This test validates that the drift detection engine correctly identifies changes inside nested `struct` fields.

We compare:
- `nested_test_old.json`: original schema with:
  - `user.id` as `IntegerType`
  - `user.email` present
- `nested_test_new.json`: updated schema with:
  - `user.id` changed to `LongType`
  - `user.email` removed
  - `user.age` added

Expected drift:
- Added field: `user.age`
- Removed field: `user.email`
- Type change: `user.id` from `IntegerType` → `LongType`

In [0]:
# --- Load Nested Schemas ---
old_nested = load_schema("/Workspace/Users/lakshya.jain@tmdc.io/schema_drift_agent/schemas/nested_test_old.json")
new_nested = load_schema("/Workspace/Users/lakshya.jain@tmdc.io/schema_drift_agent/schemas/nested_test_new.json")

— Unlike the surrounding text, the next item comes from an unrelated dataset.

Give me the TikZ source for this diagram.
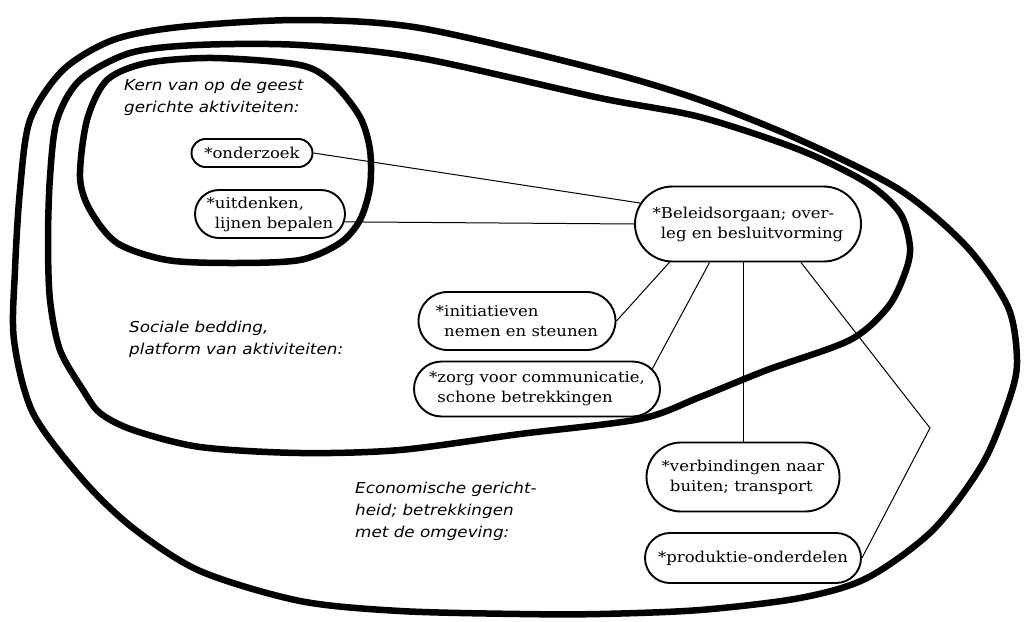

# --- Compute Nested Drift ---
nested_diff = compute_schema_diff(old_nested, new_nested)

# --- Display Drift
print("Nested Schema Drift Detected:")
pprint(nested_diff)

In [0]:
# --- Assertions for Testing ---
assert nested_diff["added"] == ["user.age"]
assert nested_diff["removed"] == ["user.email"]
assert nested_diff["type_changed"] == [{"col": "user.id", "from": "IntegerType", "to": "LongType"}]

print("All nested schema drift tests passed.")

#### Rename Schema Drift

This test verifies that the engine correctly identifies renamed columns using:
- `rename_test_old.json`: schema with `fullname`
- `rename_test_new.json`: schema with `name`
- `rename_hints.json`: mapping `"fullname" → "name"`

Expected output:
- `renamed`: `{"from": "fullname", "to": "name"}`
- No items in `added` or `removed`

In [0]:
from src.schema_diff import detect_renames

# --- Load Rename Test Schemas ---
old_rename = load_schema("/Workspace/Users/lakshya.jain@tmdc.io/schema_drift_agent/schemas/rename_test_old.json")
new_rename = load_schema("/Workspace/Users/lakshya.jain@tmdc.io/schema_drift_agent/schemas/rename_test_new.json")

# --- Compute Base Drift ---
rename_diff = compute_schema_diff(old_rename, new_rename)

# --- Load Rename Hints ---
rename_hints = load_schema("/Workspace/Users/lakshya.jain@tmdc.io/schema_drift_agent/schemas/rename_hints.json")

# --- Create field name → type maps (for top-level fields only)
old_fields_map = {f["name"]: f["type"] for f in old_rename["fields"]}
new_fields_map = {f["name"]: f["type"] for f in new_rename["fields"]}

# --- Run Rename Detection
detect_renames(rename_diff, old_fields_map, new_fields_map, rename_hints)

# --- Display Result
print("Rename Schema Drift Detected:")
pprint(rename_diff)

In [0]:
# --- Assertions
assert rename_diff["renamed"] == [{"from": "fullname", "to": "name"}]
assert rename_diff["added"] == []
assert rename_diff["removed"] == []

print("Rename schema drift test passed.")